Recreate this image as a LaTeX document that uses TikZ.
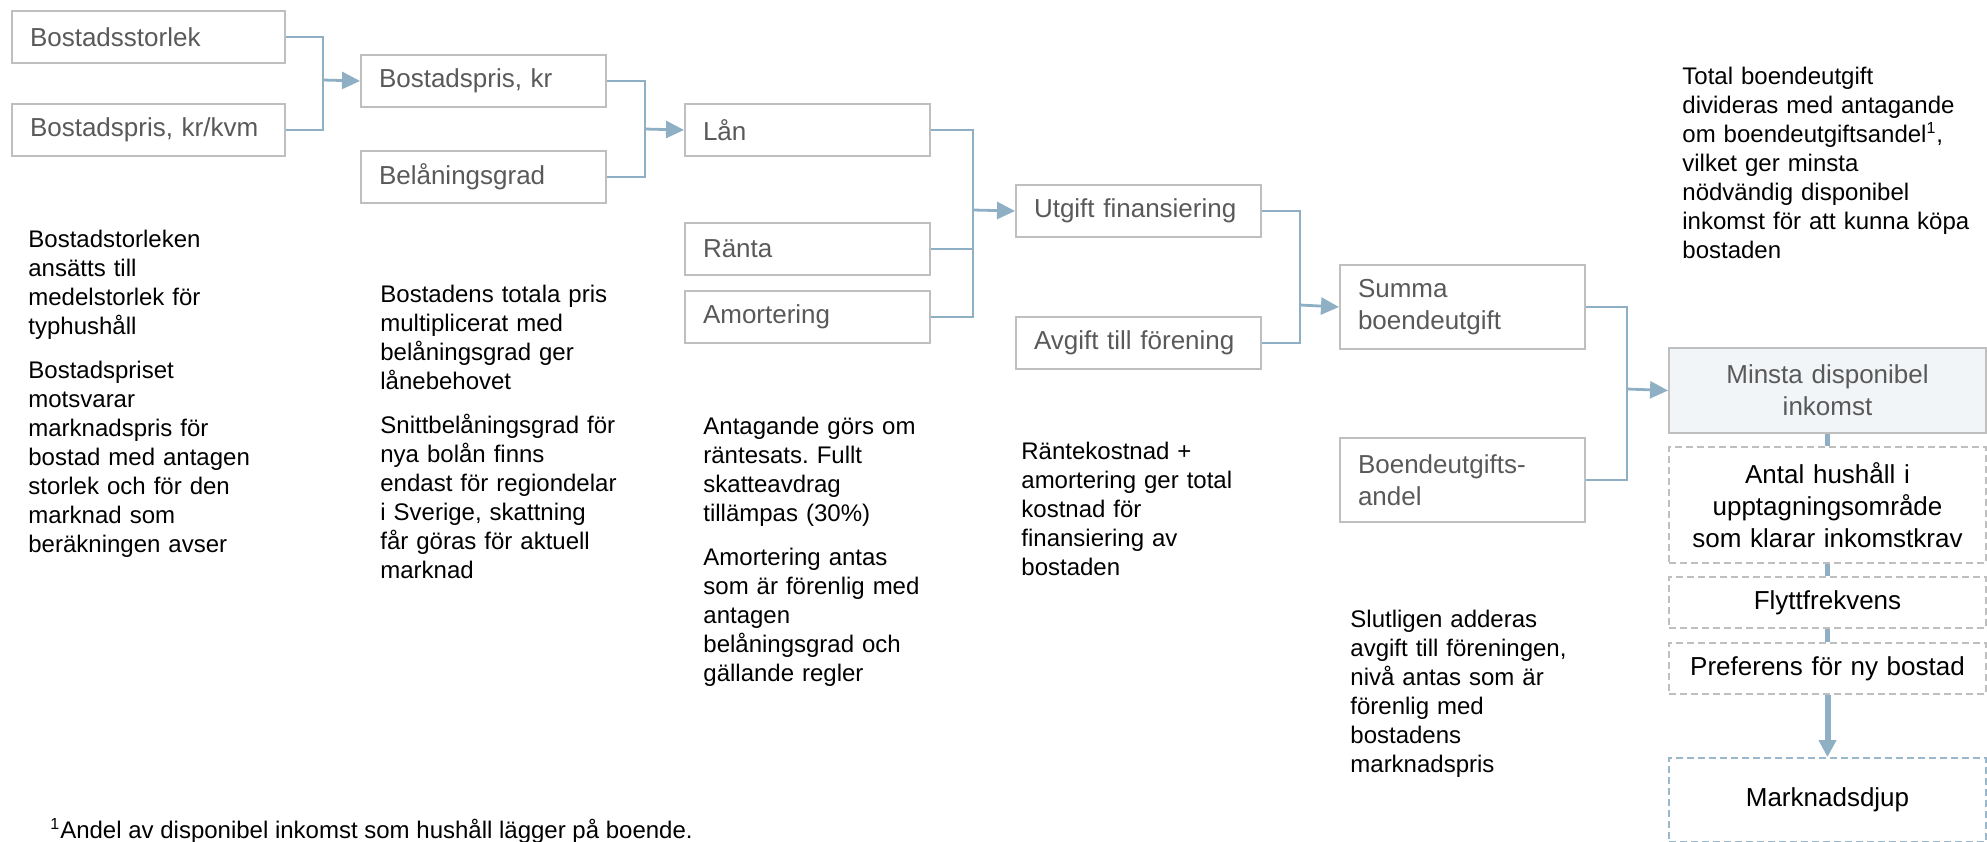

---

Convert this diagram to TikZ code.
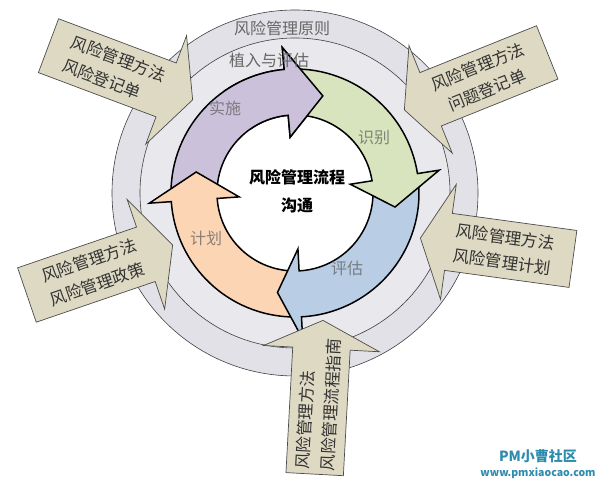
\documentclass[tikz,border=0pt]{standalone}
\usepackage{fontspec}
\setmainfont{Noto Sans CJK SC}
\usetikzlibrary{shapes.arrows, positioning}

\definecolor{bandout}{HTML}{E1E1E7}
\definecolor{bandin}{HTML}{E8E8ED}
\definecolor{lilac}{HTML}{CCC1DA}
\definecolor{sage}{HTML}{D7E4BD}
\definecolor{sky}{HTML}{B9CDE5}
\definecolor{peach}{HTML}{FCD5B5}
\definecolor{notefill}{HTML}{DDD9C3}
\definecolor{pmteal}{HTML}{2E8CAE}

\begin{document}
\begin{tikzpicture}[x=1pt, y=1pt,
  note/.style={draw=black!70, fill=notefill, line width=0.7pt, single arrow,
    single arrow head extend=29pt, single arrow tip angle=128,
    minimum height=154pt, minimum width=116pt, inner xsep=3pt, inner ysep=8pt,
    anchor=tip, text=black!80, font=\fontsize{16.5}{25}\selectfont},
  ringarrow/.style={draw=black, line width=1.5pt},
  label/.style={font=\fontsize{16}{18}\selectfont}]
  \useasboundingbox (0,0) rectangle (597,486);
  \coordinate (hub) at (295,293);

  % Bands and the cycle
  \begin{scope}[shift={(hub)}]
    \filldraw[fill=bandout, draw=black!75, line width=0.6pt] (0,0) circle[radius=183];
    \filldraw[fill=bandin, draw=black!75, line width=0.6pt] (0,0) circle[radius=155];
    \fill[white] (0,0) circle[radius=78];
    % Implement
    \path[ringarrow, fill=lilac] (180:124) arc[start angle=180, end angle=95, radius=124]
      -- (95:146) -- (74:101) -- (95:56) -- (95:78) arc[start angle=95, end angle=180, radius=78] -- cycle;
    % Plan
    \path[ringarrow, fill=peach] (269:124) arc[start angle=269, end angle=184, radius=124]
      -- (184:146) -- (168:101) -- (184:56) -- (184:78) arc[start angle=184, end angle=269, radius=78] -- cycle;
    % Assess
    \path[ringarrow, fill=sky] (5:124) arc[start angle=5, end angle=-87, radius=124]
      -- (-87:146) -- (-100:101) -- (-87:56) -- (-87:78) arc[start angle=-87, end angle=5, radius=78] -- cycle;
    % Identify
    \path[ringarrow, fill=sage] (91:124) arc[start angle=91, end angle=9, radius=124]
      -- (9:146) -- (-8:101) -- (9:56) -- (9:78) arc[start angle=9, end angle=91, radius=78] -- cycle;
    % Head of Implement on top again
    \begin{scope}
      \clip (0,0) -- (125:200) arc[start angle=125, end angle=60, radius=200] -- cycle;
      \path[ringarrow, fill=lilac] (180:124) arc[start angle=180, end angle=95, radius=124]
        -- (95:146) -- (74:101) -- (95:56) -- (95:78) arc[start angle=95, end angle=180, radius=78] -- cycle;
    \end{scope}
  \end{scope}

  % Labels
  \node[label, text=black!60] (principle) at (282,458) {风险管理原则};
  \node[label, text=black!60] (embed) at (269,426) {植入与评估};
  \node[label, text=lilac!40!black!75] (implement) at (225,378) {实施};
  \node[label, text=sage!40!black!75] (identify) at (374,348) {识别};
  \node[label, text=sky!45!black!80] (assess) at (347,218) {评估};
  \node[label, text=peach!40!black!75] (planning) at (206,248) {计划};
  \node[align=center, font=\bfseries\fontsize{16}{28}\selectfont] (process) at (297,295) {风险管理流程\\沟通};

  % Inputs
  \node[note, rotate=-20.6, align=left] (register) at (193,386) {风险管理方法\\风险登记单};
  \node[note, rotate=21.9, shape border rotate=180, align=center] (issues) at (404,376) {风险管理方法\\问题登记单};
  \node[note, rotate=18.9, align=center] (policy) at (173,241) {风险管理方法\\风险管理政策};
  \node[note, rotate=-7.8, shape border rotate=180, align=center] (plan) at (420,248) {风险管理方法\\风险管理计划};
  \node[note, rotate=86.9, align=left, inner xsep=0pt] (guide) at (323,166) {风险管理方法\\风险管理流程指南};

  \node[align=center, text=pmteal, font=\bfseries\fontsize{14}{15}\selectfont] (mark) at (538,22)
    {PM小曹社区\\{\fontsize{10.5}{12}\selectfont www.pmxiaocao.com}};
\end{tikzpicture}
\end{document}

INSTRUCTIONS FOR THE TASK: Which lines hold the word "this"? Copy each of them from the records.

EXPECTED OUTPUT:
Recreate this image as a LaTeX document that uses TikZ.
Convert this diagram to TikZ code.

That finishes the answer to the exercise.